We got to the pub and grabbed a table close to the bar. We ended up running into a few other friends (yay for living in the same city as the rest of your friends) who said they spotted us because of my super bright yellow sweater. A couple of them had never seen this sweater before and were shocked to see I was wearing something other than a black cardigan. One of them felt the need to tell me, “You look like a librarian… or a granny.” I don’t know if this is a good or a bad thing – I just smiled. haha

I’m ok with looking like a granny in the making.
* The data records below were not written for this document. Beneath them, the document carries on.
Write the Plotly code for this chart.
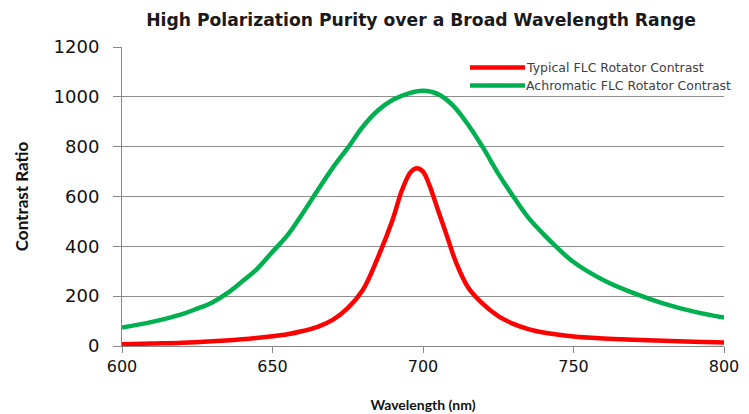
import plotly.graph_objects as go

wl_green = [600, 610, 620, 625, 630, 635, 640, 645, 650, 655, 660, 665, 670, 675, 680, 685, 690, 695, 700,
            705, 710, 715, 720, 725, 730, 735, 740, 745, 750, 760, 770, 780, 790, 800]
achromatic = [74, 97, 128, 150, 175, 212, 260, 311, 378, 445, 532, 625, 715, 795, 880, 945, 988, 1013, 1024,
              1011, 965, 888, 795, 692, 600, 515, 449, 390, 337, 264, 212, 170, 138, 114]

wl_red = [600, 610, 620, 630, 640, 650, 655, 660, 665, 670, 675, 680, 685, 690, 693, 696, 698,
          700, 702, 705, 708, 711, 715, 720, 725, 730, 735, 740, 750, 760, 770, 780, 790, 800]
typical = [7, 10, 13, 19, 27, 39, 47, 60, 77, 105, 152, 225, 355, 510, 625, 699, 713,
           700, 650, 545, 440, 335, 235, 168, 120, 89, 68, 54, 38, 30, 25, 21, 17, 14]

series_names = ["Typical FLC Rotator Contrast", "Achromatic FLC Rotator Contrast"]
series_colors = ["#FF0000", "#00B050"]
title_text = "High Polarization Purity over a Broad Wavelength Range"
x_title = "Wavelength (nm)"
y_title = "Contrast Ratio"
x_ticks = [600, 650, 700, 750, 800]
y_ticks = [0, 200, 400, 600, 800, 1000, 1200]

fig = go.Figure()
fig.add_trace(go.Scatter(x=wl_red, y=typical, mode="lines", name=series_names[0],
                         line=dict(color=series_colors[0], width=4.5, shape="spline", smoothing=1.0)))
fig.add_trace(go.Scatter(x=wl_green, y=achromatic, mode="lines", name=series_names[1],
                         line=dict(color=series_colors[1], width=4.5, shape="spline", smoothing=1.0)))

# legend drawn as line samples + text (longer samples than Plotly's built-in legend)
legend_y = [0.9315, 0.8713]
for name, color, ly in zip(series_names, series_colors, legend_y):
    fig.add_shape(type="line", xref="paper", yref="paper", x0=0.578, x1=0.6694, y0=ly, y1=ly,
                  line=dict(color=color, width=4.5))
    fig.add_annotation(text=name, xref="paper", yref="paper", x=0.6695, y=ly, xanchor="left",
                       yanchor="middle", showarrow=False, borderpad=0,
                       font=dict(family="DejaVu Sans", size=12.5, color="#404040"))

fig.update_layout(
    width=741, height=406,
    margin=dict(l=114, r=25, t=39, b=68, autoexpand=False),
    paper_bgcolor="white", plot_bgcolor="white",
    title=dict(text="<b>" + title_text + "</b>", x=0.5574, xanchor="center", y=0.9704, yanchor="middle",
               xref="container", yref="container",
               font=dict(family="DejaVu Sans", size=17.2, color="#1A1A1A")),
    showlegend=False,
    xaxis=dict(range=[600, 800], tickvals=x_ticks, showgrid=False, zeroline=False, automargin=False,
               showline=True, linecolor="#868686", linewidth=1,
               ticks="outside", ticklen=6, tickcolor="#868686",
               tickfont=dict(family="DejaVu Sans", size=16, color="#111111"),
               title=dict(text="<b>" + x_title + "</b>", standoff=24,
                          font=dict(family="Lato", size=14, color="#111111"))),
    yaxis=dict(range=[0, 1200], tickvals=y_ticks, showgrid=True, gridcolor="#8C8C8C", gridwidth=1,
               zeroline=False, showline=True, linecolor="#868686", linewidth=1, automargin=False,
               ticks="outside", ticklen=8, tickcolor="#868686", ticklabelstandoff=10,
               tickfont=dict(family="DejaVu Sans", size=18, color="#111111"),
               title=dict(text="<b>" + y_title + "</b>", standoff=20,
                          font=dict(family="Lato", size=17, color="#111111"))),
)

fig.write_html("out.html")
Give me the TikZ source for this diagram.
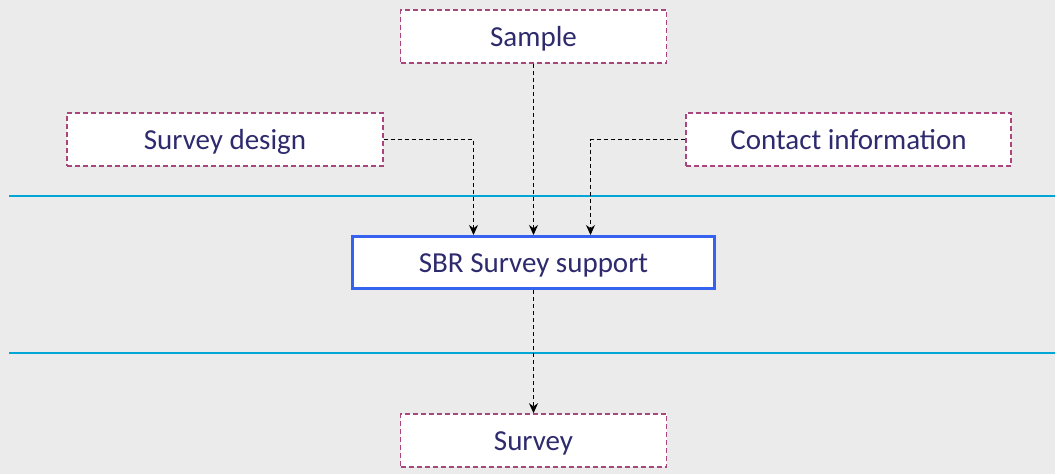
\documentclass[tikz,border=0pt]{standalone}
\usepackage{fontspec}
\setmainfont{Carlito}
\usetikzlibrary{arrows.meta}
\definecolor{bg}{HTML}{EBEBEB}
\definecolor{boxborder}{HTML}{A8457D}
\definecolor{txt}{HTML}{2E2A6E}
\definecolor{sbrblue}{HTML}{3563F0}
\definecolor{cyanline}{HTML}{00A6D6}
\tikzset{
  ext/.style={draw=boxborder, dash pattern=on 5pt off 3pt, line width=1.6pt, fill=white, text=txt, font=\fontsize{29}{33}\selectfont, inner sep=0pt, text height=22pt, text depth=2pt},
  sbr/.style={draw=sbrblue, line width=3pt, fill=white, text=txt, font=\fontsize{29}{33}\selectfont, inner sep=0pt, text height=22pt, text depth=2pt},
  conn/.style={draw=black, dash pattern=on 4pt off 3pt, line width=1.1pt, -{Stealth[length=10pt,width=9pt]}},
  lane/.style={draw=cyanline, line width=2pt}
}
\begin{document}
\begin{tikzpicture}[x=1pt,y=-1pt]
\fill[bg] (0,0) rectangle (1055,474);
\useasboundingbox (0,0) rectangle (1055,474);
\draw[lane] (9,196) -- (1055,196);
\draw[lane] (9,353) -- (1055,353);
\node[ext, minimum width=266pt, minimum height=53pt] (sample) at (533.5,36.5) {Sample};
\node[ext, minimum width=316pt, minimum height=53pt] (design) at (225,139.5) {Survey design};
\node[ext, minimum width=325pt, minimum height=53pt] (contact) at (848.5,139.5) {Contact information};
\node[sbr, minimum width=362pt, minimum height=52pt] (sbr) at (533.5,262.5) {SBR Survey support};
\node[ext, minimum width=266pt, minimum height=53pt] (survey) at (533.5,440.5) {Survey};
\draw[conn] (design.east) -| ([xshift=-60pt]sbr.north);
\draw[conn] (sample.south) -- (sample.south |- sbr.north);
\draw[conn] (contact.west) -| ([xshift=57pt]sbr.north);
\draw[conn] (sbr.south -| survey.north) -- (survey.north);
\end{tikzpicture}
\end{document}
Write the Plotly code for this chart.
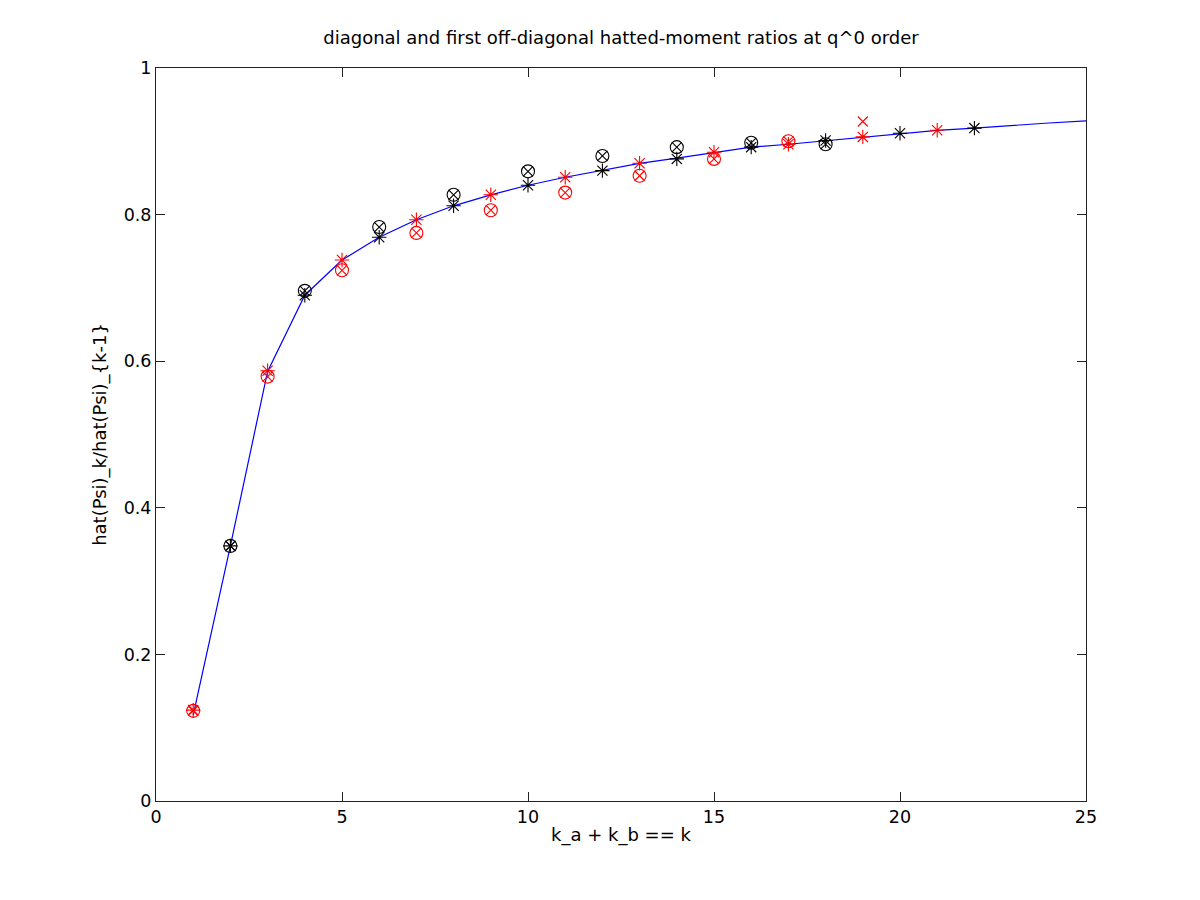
import plotly.graph_objects as go

# Blue reference curve
k_line = list(range(1, 26))
ratio_line = [0.117, 0.348, 0.586, 0.690, 0.738, 0.769, 0.793, 0.812, 0.827, 0.840,
              0.851, 0.860, 0.870, 0.877, 0.885, 0.892, 0.896, 0.901, 0.906, 0.911,
              0.915, 0.918, 0.922, 0.925, 0.928]

# Asterisks
k_even = [2, 4, 6, 8, 10, 12, 14, 16, 18, 20, 22]
star_even = [0.348, 0.690, 0.769, 0.812, 0.840, 0.860, 0.876, 0.892, 0.901, 0.911, 0.918]
k_odd = [1, 3, 5, 7, 9, 11, 13, 15, 17, 19, 21]
star_odd = [0.124, 0.587, 0.738, 0.793, 0.827, 0.851, 0.870, 0.885, 0.896, 0.906, 0.915]

# Circles / crosses
k_even_o = [2, 4, 6, 8, 10, 12, 14, 16, 18]
ox_even = [0.348, 0.696, 0.783, 0.827, 0.859, 0.880, 0.892, 0.898, 0.896]
k_odd_o = [1, 3, 5, 7, 9, 11, 13, 15, 17]
o_odd = [0.123, 0.579, 0.724, 0.775, 0.806, 0.830, 0.853, 0.876, 0.900]
k_odd_x = [1, 3, 5, 7, 9, 11, 13, 15, 17, 19]
x_odd = [0.123, 0.579, 0.724, 0.775, 0.806, 0.830, 0.853, 0.876, 0.900, 0.927]

fig = go.Figure()
fig.add_trace(go.Scatter(x=k_line, y=ratio_line, mode="lines",
                         line=dict(color="#0000ff", width=1.2)))

def mk(x, y, sym, color, size):
    return go.Scatter(x=x, y=y, mode="markers",
                      marker=dict(symbol=sym, size=size, color=color,
                                  line=dict(color=color, width=1.1)))

fig.add_trace(mk(k_even, star_even, "asterisk-open", "black", 12))
fig.add_trace(mk(k_odd, star_odd, "asterisk-open", "red", 12))
fig.add_trace(mk(k_even_o, ox_even, "circle-open", "black", 13))
fig.add_trace(mk(k_even_o, ox_even, "x-thin-open", "black", 10))
fig.add_trace(mk(k_odd_o, o_odd, "circle-open", "red", 13))
fig.add_trace(mk(k_odd_x, x_odd, "x-thin-open", "red", 10))

font = "DejaVu Sans, Liberation Sans, Arial, sans-serif"
axis_common = dict(showline=True, linecolor="#222", linewidth=1, mirror="ticks",
                   ticks="inside", ticklen=9, tickcolor="#222", tickwidth=1,
                   showgrid=False, zeroline=False,
                   tickfont=dict(family=font, size=17.5, color="black"))

fig.update_layout(
    width=1200, height=900,
    paper_bgcolor="white", plot_bgcolor="white",
    showlegend=False,
    margin=dict(l=156, r=114, t=68, b=99),
    title=dict(text="diagonal and first off-diagonal hatted-moment ratios at q^0 order",
               x=0.5175, xanchor="center", y=0.958, yanchor="middle",
               font=dict(family=font, size=18, color="black")),
    xaxis=dict(range=[0, 25], tickvals=[0, 5, 10, 15, 20, 25],
               title=dict(text="k_a + k_b == k", standoff=2,
                          font=dict(family=font, size=18, color="black")),
               **axis_common),
    yaxis=dict(range=[0, 1], tickvals=[0, 0.2, 0.4, 0.6, 0.8, 1],
               ticktext=["0", "0.2", "0.4", "0.6", "0.8", "1"],
               title=dict(text="hat(Psi)_k/hat(Psi)_{k-1}", standoff=12,
                          font=dict(family=font, size=18, color="black")),
               **axis_common),
)

fig.write_html("out.html")
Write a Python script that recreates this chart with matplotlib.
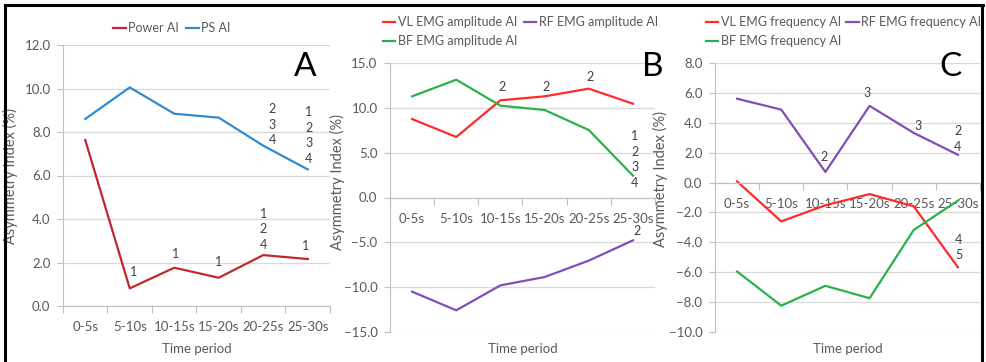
import numpy as np
import matplotlib
matplotlib.use("Agg")
import matplotlib.pyplot as plt
from matplotlib.lines import Line2D

plt.rcParams['font.family'] = ['Lato', 'DejaVu Sans']

periods = ['0-5s', '5-10s', '10-15s', '15-20s', '20-25s', '25-30s']

# panel A
power_ai = [7.63, 0.81, 1.76, 1.30, 2.34, 2.16]
ps_ai = [8.60, 10.05, 8.84, 8.66, 7.37, 6.28]

# panel B
vl_amp = [8.75, 6.75, 10.84, 11.28, 12.14, 10.46]
rf_amp = [-10.50, -12.58, -9.80, -8.87, -7.04, -4.78]
bf_amp = [11.28, 13.14, 10.24, 9.76, 7.53, 2.44]

# panel C
vl_freq = [0.08, -2.60, -1.52, -0.77, -1.59, -5.67]
rf_freq = [5.61, 4.88, 0.71, 5.13, 3.32, 1.86]
bf_freq = [-5.95, -8.24, -6.91, -7.74, -3.17, -1.21]

W, H = 987, 362
GRAY = '#595959'
FS = 9.5


def fx(px):
    return px / W


def fy(py):
    return 1 - py / H


def make_axes(fig, left, right, top, bottom):
    return fig.add_axes([fx(left), fy(bottom), fx(right - left), (bottom - top) / H])


def setup(ax, lo, hi, step):
    ax.set_xlim(0, 6)
    ax.set_ylim(lo, hi)
    ax.set_yticks(np.arange(lo, hi + step / 2, step))
    ax.yaxis.set_major_formatter('{x:.1f}')
    ax.grid(axis='y', color='#d9d9d9', lw=0.9)
    ax.set_axisbelow(True)
    for s in ['top', 'right']:
        ax.spines[s].set_visible(False)
    ax.spines['left'].set_color('#bfbfbf')
    ax.spines['bottom'].set_color('#bfbfbf')
    ax.spines['bottom'].set_position(('data', 0))
    ax.set_xticks(np.arange(0, 7))
    ax.set_xticklabels([])
    ax.set_xticks(np.arange(6) + 0.5, minor=True)
    ax.set_xticklabels(periods, minor=True)
    ax.tick_params(axis='x', which='major', length=5, color='#bfbfbf')
    ax.tick_params(axis='x', which='minor', length=0, pad=11, labelsize=FS, labelcolor=GRAY)
    ax.tick_params(axis='y', length=4, color='#bfbfbf', pad=5, labelsize=FS, labelcolor=GRAY)
    ax.set_ylabel('Asymmetry Index (%)', fontsize=10.5, color=GRAY)
    ax.set_xlabel('Time period', fontsize=9.5, color=GRAY)
    ax.xaxis.label.set_va('center')


def note(ax, i, val, text, dx, dy):
    ax.annotate(text, xy=(i + 0.5, val), xytext=(dx, dy), textcoords='offset pixels',
                ha='center', va='center', fontsize=9, color='#404040', linespacing=1.35)


fig = plt.figure(figsize=(W / 100, H / 100), dpi=100)
x = np.arange(6) + 0.5

# ---- A ----
axA = make_axes(fig, 63, 330, 45, 306)
setup(axA, 0, 12, 2)
axA.plot(x, power_ai, color='#c0282e', lw=1.6, label='Power AI')
axA.plot(x, ps_ai, color='#2f8bd0', lw=1.6, label='PS AI')
axA.yaxis.set_label_coords(-0.169, 0.5)
axA.xaxis.set_label_coords(0.5, (306 - 349) / 261)
axA.legend(loc='center left', bbox_to_anchor=(fx(113), fy(28)), bbox_transform=fig.transFigure,
           ncol=2, frameon=False, fontsize=9, handlelength=1.0, handletextpad=0.2,
           columnspacing=0.6, borderpad=0, borderaxespad=0, labelcolor=GRAY)
note(axA, 4, ps_ai[4], '2\n3\n4', 9, 21)
note(axA, 5, ps_ai[5], '1\n2\n3\n4', 1, 34)
note(axA, 1, power_ai[1], '1', 4, 16)
note(axA, 2, power_ai[2], '1', 1, 14)
note(axA, 3, power_ai[3], '1', 0, 16)
note(axA, 4, power_ai[4], '1\n2\n4', 0, 26)
note(axA, 5, power_ai[5], '1', -2, 13)
fig.text(fx(305), fy(67), 'A', fontsize=24, ha='center', va='center')

# ---- B ----
axB = make_axes(fig, 390, 655, 63, 332)
setup(axB, -15, 15, 5)
lv, = axB.plot(x, vl_amp, color='#ff2a2a', lw=1.6, label='VL EMG amplitude AI')
lr, = axB.plot(x, rf_amp, color='#7f4fb5', lw=1.6, label='RF EMG amplitude AI')
lb, = axB.plot(x, bf_amp, color='#2db04b', lw=1.6, label='BF EMG amplitude AI')
axB.yaxis.set_label_coords(-0.17, 0.558)
axB.xaxis.set_label_coords(0.5, (332 - 349) / 269)
axB.legend([lv, lb, lr], [lv.get_label(), lb.get_label(), lr.get_label()],
           loc='upper left', bbox_to_anchor=(fx(383), fy(16)), bbox_transform=fig.transFigure,
           ncol=2, frameon=False, fontsize=9, handlelength=1.0, handletextpad=0.2,
           columnspacing=0.5, labelspacing=0.55, borderpad=0, borderaxespad=0, labelcolor=GRAY)
note(axB, 2, vl_amp[2], '2', 2, 13)
note(axB, 3, vl_amp[3], '2', 1, 9)
note(axB, 4, vl_amp[4], '2', 1, 12)
note(axB, 5, bf_amp[5], '1\n2\n3\n4', 2, 16)
note(axB, 5, rf_amp[5], '2', 4, 9)
fig.text(fx(653), fy(67), 'B', fontsize=24, ha='center', va='center')

# ---- C ----
axC = make_axes(fig, 715, 980, 63, 332)
setup(axC, -10, 8, 2)
cv, = axC.plot(x, vl_freq, color='#ff2a2a', lw=1.6, label='VL EMG frequency AI')
cr, = axC.plot(x, rf_freq, color='#7f4fb5', lw=1.6, label='RF EMG frequency AI')
cb, = axC.plot(x, bf_freq, color='#2db04b', lw=1.6, label='BF EMG frequency AI')
axC.yaxis.set_label_coords(-0.177, 0.569)
axC.xaxis.set_label_coords(0.5, (332 - 349) / 269)
axC.legend([cv, cb, cr], [cv.get_label(), cb.get_label(), cr.get_label()],
           loc='upper left', bbox_to_anchor=(fx(706), fy(16)), bbox_transform=fig.transFigure,
           ncol=2, frameon=False, fontsize=9, handlelength=1.0, handletextpad=0.2,
           columnspacing=0.4, labelspacing=0.55, borderpad=0, borderaxespad=0, labelcolor=GRAY)
note(axC, 2, rf_freq[2], '2', -1, 15)
note(axC, 3, rf_freq[3], '3', -2, 13)
note(axC, 4, rf_freq[4], '3', 4, 7)
note(axC, 5, rf_freq[5], '2\n4', 0, 16)
note(axC, 5, vl_freq[5], '4\n5', 1, 20)
fig.text(fx(951), fy(67), 'C', fontsize=24, ha='center', va='center')

# outer frame
for xs, ys in [((5, 983), (5, 5)), ((5, 5), (5, 362)), ((982, 982), (5, 362))]:
    fig.add_artist(Line2D([fx(v) for v in xs], [fy(v) for v in ys], color='black', lw=2.2))

fig.savefig('out.png', dpi=100)
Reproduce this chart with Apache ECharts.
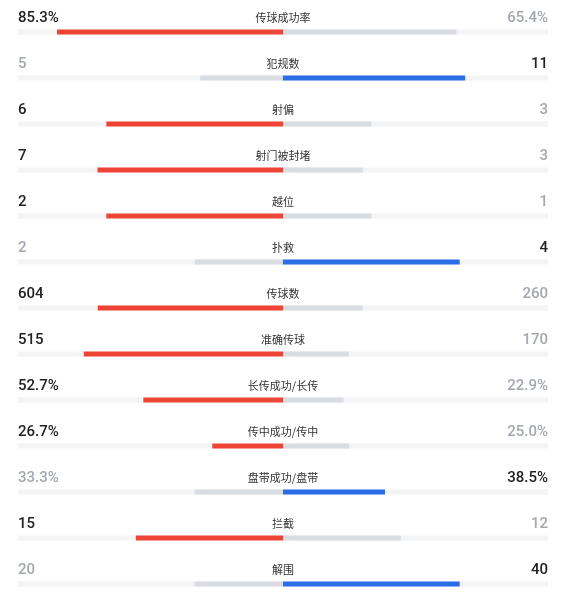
<!DOCTYPE html><html><head><meta charset="utf-8">
<script src="https://cdn.jsdelivr.net/npm/echarts@6/dist/echarts.min.js"></script>
<style>html,body{margin:0;background:#fff}#c{width:565px;height:604px}</style></head><body><div id="c"></div>
<script>
const labels=['传球成功率','犯规数','射偏','射门被封堵','越位','扑救','传球数','准确传球','长传成功/长传','传中成功/传中','盘带成功/盘带','拦截','解围'];
const leftText=['85.3%','5','6','7','2','2','604','515','52.7%','26.7%','33.3%','15','20'];
const rightText=['65.4%','11','3','3','1','4','260','170','22.9%','25.0%','38.5%','12','40'];
const leftVal=[85.3,5,6,7,2,2,604,515,52.7,26.7,33.3,15,20];
const rightVal=[65.4,11,3,3,1,4,260,170,22.9,25.0,38.5,12,40];
const isPct=[1,0,0,0,0,0,0,0,1,1,1,0,0];
const RED='#ee4437',BLUE='#2b6de5',GRAY='#d9dce1',TRACK='#f3f4f6';
const lf=[],rf=[];
for(let i=0;i<labels.length;i++){
  let l,r;
  if(isPct[i]){l=leftVal[i]/100;r=rightVal[i]/100;}
  else{const s=leftVal[i]+rightVal[i];l=leftVal[i]/s;r=rightVal[i]/s;}
  const lw=leftVal[i]>rightVal[i];
  lf.push({value:-l,itemStyle:{color:lw?RED:GRAY}});
  rf.push({value:r,itemStyle:{color:lw?GRAY:BLUE}});
}
const ch=echarts.init(document.getElementById('c'));
ch.setOption({animation:false,
 grid:{left:18,right:17,top:32,bottom:20},
 xAxis:{type:'value',min:-1,max:1,show:false},
 yAxis:{type:'category',data:labels,inverse:true,boundaryGap:false,show:false},
 series:[
  {type:'bar',stack:'t',barWidth:5,data:labels.map(()=>-1),itemStyle:{color:TRACK},silent:true},
  {type:'bar',stack:'t',barWidth:5,data:labels.map(()=>1),itemStyle:{color:TRACK},silent:true},
  {type:'bar',stack:'d',barWidth:5,barGap:'-100%',data:lf},
  {type:'bar',stack:'d',barWidth:5,barGap:'-100%',data:rf}
 ]});
const g=[];
labels.forEach((lab,i)=>{
  const y=ch.convertToPixel({yAxisIndex:0},lab)-14;
  const x0=ch.convertToPixel({xAxisIndex:0},-1),x1=ch.convertToPixel({xAxisIndex:0},1),xc=ch.convertToPixel({xAxisIndex:0},0);
  const lw=leftVal[i]>rightVal[i];
  g.push({type:'text',x:x0,y:y,style:{text:leftText[i],fill:lw?'#222':'#a3a7b0',font:'500 15px Roboto',align:'left',verticalAlign:'middle'}});
  g.push({type:'text',x:x1,y:y,style:{text:rightText[i],fill:lw?'#a3a7b0':'#222',font:'500 15px Roboto',align:'right',verticalAlign:'middle'}});
  g.push({type:'text',x:xc,y:y,style:{text:lab,fill:'#333',font:'11px "Noto Sans CJK SC"',align:'center',verticalAlign:'middle'}});
});
ch.setOption({graphic:g});
</script></body></html>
Truth be told, I love to knit and sew in my spare time, so I guess dressing like a granny is one step closer to embracing the fact that I will be one in the future.

outfit details: sweater – thrifted | button-up – Marshalls | belt – Target | jeans – Garage | wedges – Aldo

I don’t know if I ever mentioned that I bought this sweater based on the fact that there’s a huge anchor patch and anchor details on each of the buttons. At first, I hated the mustard yellow color, but I’ve since grown quite fond of it now. Plus, I couldn’t really say no to a cute nautical sweater with a $3 price tag.